Set task:
Going from the top of the data below, give again each line through the one containing "const miG = [-0.90, -1.83, -3.50, -5.11];", both ends kept.

§

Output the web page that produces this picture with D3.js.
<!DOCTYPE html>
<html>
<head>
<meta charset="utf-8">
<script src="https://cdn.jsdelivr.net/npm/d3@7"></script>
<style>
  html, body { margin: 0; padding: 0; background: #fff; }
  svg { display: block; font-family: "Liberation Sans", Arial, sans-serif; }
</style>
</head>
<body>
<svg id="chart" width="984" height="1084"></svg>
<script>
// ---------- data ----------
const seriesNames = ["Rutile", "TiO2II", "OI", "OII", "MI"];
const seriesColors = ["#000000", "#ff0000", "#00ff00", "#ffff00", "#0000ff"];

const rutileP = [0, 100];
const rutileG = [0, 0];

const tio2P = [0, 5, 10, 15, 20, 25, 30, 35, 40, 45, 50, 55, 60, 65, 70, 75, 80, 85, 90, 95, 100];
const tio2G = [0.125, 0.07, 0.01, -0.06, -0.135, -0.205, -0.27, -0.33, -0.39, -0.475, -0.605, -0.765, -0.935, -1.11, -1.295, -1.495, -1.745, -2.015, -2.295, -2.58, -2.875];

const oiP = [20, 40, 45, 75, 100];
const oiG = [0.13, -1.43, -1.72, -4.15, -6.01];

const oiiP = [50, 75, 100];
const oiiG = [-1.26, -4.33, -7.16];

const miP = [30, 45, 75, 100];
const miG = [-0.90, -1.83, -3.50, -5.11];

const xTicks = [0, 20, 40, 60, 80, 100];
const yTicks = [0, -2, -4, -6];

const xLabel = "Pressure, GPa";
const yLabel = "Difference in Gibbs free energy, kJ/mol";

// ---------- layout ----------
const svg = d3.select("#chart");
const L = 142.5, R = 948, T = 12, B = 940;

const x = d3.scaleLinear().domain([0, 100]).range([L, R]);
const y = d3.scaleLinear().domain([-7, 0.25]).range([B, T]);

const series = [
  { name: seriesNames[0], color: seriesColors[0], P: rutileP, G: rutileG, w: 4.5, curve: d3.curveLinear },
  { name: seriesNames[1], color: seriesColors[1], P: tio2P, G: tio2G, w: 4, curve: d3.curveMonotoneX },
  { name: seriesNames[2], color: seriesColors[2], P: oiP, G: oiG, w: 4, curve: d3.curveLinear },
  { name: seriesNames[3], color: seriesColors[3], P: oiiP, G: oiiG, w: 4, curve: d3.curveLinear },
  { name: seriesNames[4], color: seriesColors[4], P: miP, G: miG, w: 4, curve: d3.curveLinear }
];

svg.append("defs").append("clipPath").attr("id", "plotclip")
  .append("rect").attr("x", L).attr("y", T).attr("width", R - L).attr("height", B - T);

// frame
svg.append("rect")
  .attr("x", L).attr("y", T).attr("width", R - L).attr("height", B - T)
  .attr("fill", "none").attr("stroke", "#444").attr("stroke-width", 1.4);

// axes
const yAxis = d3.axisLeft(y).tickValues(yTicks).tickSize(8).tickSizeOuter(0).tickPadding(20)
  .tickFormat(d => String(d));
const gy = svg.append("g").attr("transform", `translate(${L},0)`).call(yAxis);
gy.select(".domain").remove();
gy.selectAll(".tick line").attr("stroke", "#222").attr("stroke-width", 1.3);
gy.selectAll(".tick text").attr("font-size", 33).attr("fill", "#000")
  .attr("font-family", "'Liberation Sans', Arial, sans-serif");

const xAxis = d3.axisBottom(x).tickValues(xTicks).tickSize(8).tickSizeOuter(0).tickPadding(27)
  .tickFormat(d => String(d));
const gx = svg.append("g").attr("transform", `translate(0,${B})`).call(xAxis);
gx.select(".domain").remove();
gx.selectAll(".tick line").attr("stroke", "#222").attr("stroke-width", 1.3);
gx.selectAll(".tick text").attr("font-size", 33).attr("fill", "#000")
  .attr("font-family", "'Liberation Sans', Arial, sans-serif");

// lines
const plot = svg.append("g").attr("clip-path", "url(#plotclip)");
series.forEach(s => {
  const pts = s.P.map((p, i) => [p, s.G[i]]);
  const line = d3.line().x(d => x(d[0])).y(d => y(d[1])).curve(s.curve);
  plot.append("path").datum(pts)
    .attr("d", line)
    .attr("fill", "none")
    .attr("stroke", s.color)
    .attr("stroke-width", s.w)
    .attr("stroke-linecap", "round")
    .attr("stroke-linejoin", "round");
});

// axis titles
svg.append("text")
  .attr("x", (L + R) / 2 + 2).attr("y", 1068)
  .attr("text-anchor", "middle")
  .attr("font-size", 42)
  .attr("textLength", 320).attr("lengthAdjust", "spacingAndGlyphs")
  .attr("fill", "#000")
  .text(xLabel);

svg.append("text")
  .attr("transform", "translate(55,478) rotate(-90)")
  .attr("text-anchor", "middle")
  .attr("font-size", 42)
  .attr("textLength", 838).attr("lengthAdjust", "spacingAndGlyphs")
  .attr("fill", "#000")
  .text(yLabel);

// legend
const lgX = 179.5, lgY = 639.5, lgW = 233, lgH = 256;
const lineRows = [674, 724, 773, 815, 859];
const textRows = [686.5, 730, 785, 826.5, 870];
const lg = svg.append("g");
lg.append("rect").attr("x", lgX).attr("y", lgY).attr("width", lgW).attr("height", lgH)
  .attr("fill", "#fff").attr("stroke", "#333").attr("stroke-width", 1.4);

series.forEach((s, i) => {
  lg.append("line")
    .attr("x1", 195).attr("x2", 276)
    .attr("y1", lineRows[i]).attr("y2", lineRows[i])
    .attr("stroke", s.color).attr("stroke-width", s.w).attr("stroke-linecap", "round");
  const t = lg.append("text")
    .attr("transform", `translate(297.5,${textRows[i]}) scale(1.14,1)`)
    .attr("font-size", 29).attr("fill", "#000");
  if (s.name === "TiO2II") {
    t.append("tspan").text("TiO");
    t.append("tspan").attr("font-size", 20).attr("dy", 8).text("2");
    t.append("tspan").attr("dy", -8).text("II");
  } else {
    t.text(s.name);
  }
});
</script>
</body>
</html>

§

Task answer:
Output the web page that produces this picture with D3.js.
<!DOCTYPE html>
<html>
<head>
<meta charset="utf-8">
<script src="https://cdn.jsdelivr.net/npm/d3@7"></script>
<style>
  html, body { margin: 0; padding: 0; background: #fff; }
  svg { display: block; font-family: "Liberation Sans", Arial, sans-serif; }
</style>
</head>
<body>
<svg id="chart" width="984" height="1084"></svg>
<script>
// ---------- data ----------
const seriesNames = ["Rutile", "TiO2II", "OI", "OII", "MI"];
const seriesColors = ["#000000", "#ff0000", "#00ff00", "#ffff00", "#0000ff"];

const rutileP = [0, 100];
const rutileG = [0, 0];

const tio2P = [0, 5, 10, 15, 20, 25, 30, 35, 40, 45, 50, 55, 60, 65, 70, 75, 80, 85, 90, 95, 100];
const tio2G = [0.125, 0.07, 0.01, -0.06, -0.135, -0.205, -0.27, -0.33, -0.39, -0.475, -0.605, -0.765, -0.935, -1.11, -1.295, -1.495, -1.745, -2.015, -2.295, -2.58, -2.875];

const oiP = [20, 40, 45, 75, 100];
const oiG = [0.13, -1.43, -1.72, -4.15, -6.01];

const oiiP = [50, 75, 100];
const oiiG = [-1.26, -4.33, -7.16];

const miP = [30, 45, 75, 100];
const miG = [-0.90, -1.83, -3.50, -5.11];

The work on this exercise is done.